Jundī called this Islamic dominance in education a cultural purification banned by all international human rights resolutions. He also considers it to be a crime against humanity.
Jundī then present samples of the school textbooks that support Islamic ideas like: Islam is the only source of values and Muslims are the only good people. In a KG2 book, the third lesson of the second unit is entitled, ’plant a tree.’ In the lesson’s exercises and under the section ’read, memorize and learn,’ a hadīth was written saying that it is considered a beneficiation when a Muslim plants a tree that will later feed human beings or animals.

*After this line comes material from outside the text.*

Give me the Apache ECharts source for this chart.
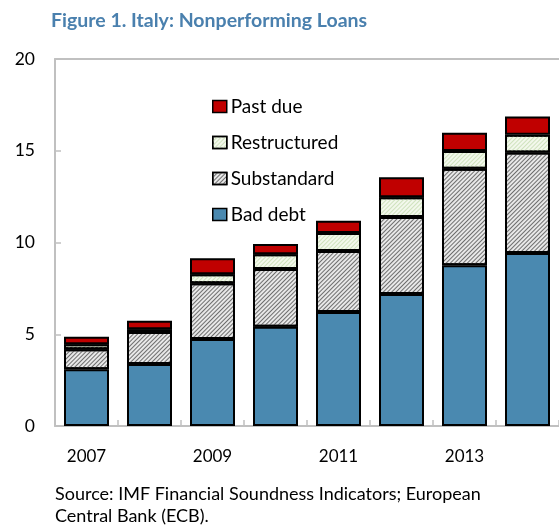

Jundī asks: “What about a non Muslim? Would he also be rewarded if he planted a tree?
He also mentioned an example from the fourth grade textbook which has a lesson entitled ’My mother.’ Under the section ’information and enriching examples’ there is a hadīth and a Qur’ānic verse that stress the high rank and honor that parents and mothers in particular should enjoy. Then students are asked to make a poster in which they cite a hadīth that calls for honoring one’s mother and then hang it on the classroom wall.
Jundī’s comment on the lesson was: “Aren’t there any commands to honor mothers and parents in the other religions.
Furthermore, one of the aims of the third unit entitled “the ancient handicrafts” is “to mention a hadīth that points out the significance of honesty. Jundī questions why should the exercises of a lesson about ancient handcrafts refer to an Islamic text that points out the significance of honesty?
Jundī states that it is only in the fourth grade in elementary school that the student learns that religions other than Islam exist, when textbooks state that all religions honor honesty as an important value.